Topic: Work-Life Balance
Publication: Journal of Business and Psychology (SEP 2010)
Article: Meta-Analytic Review of the Consequences Associated with Work-Family Enrichment
Authors: L. A. McNall, J. M. Nicklin, A. D. Masuda
Reviewed By: Lauren A. Wood
With the increasing number of dual-income earning couples, organizations are taking more of an interest in work-life balance practices. Much research on work-family conflict has linked high conflict to low job satisfaction, low life satisfaction, high stress levels, increased health complaints, and greater turnover intentions. However, a smaller body of research has taken a spin to work-life balance by examining the potential, positive effects of work-family spillover know as work-family enrichment (e.g., improving the quality of work or family experiences). As with work-family conflict, enrichment is thought to stem from two primary sources: work influencing family (WFE) attitudes and behaviors and family influencing work (FWE) attitudes and behaviors.

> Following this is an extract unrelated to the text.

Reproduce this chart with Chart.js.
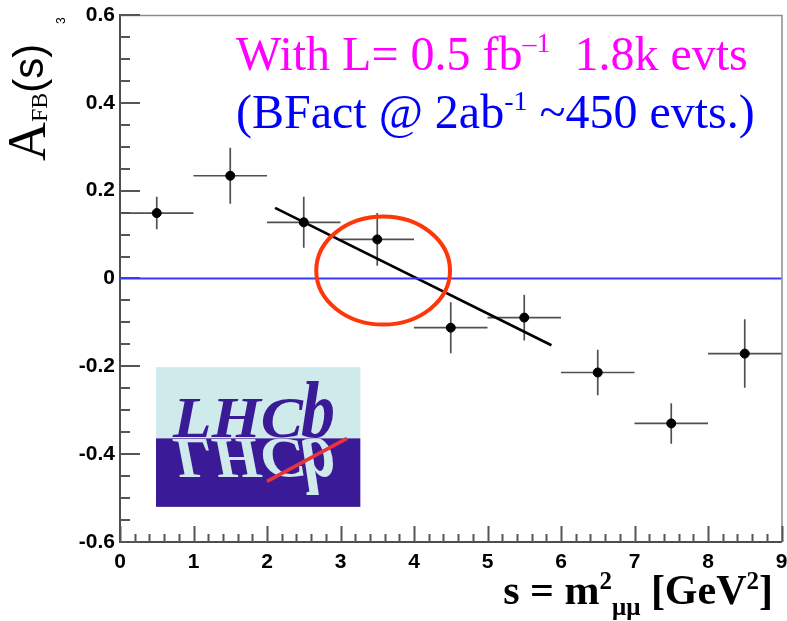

The current meta-analysis examines both work and family domains as sources of enrichment (WFE and FWE), by investigating both domains’ effects on work-related outcomes (i.e., job satisfaction, organizational commitment), non work-related outcomes (i.e., family satisfaction, life satisfaction) and health-related outcomes (i.e., physical / mental health). The results reveal that overall, both WFE and FWE are positively associated with positive work outcomes, non work-related outcomes, as well as health-related outcomes. This suggests that enrichment in one domain does indeed have a positive effect on other areas of life.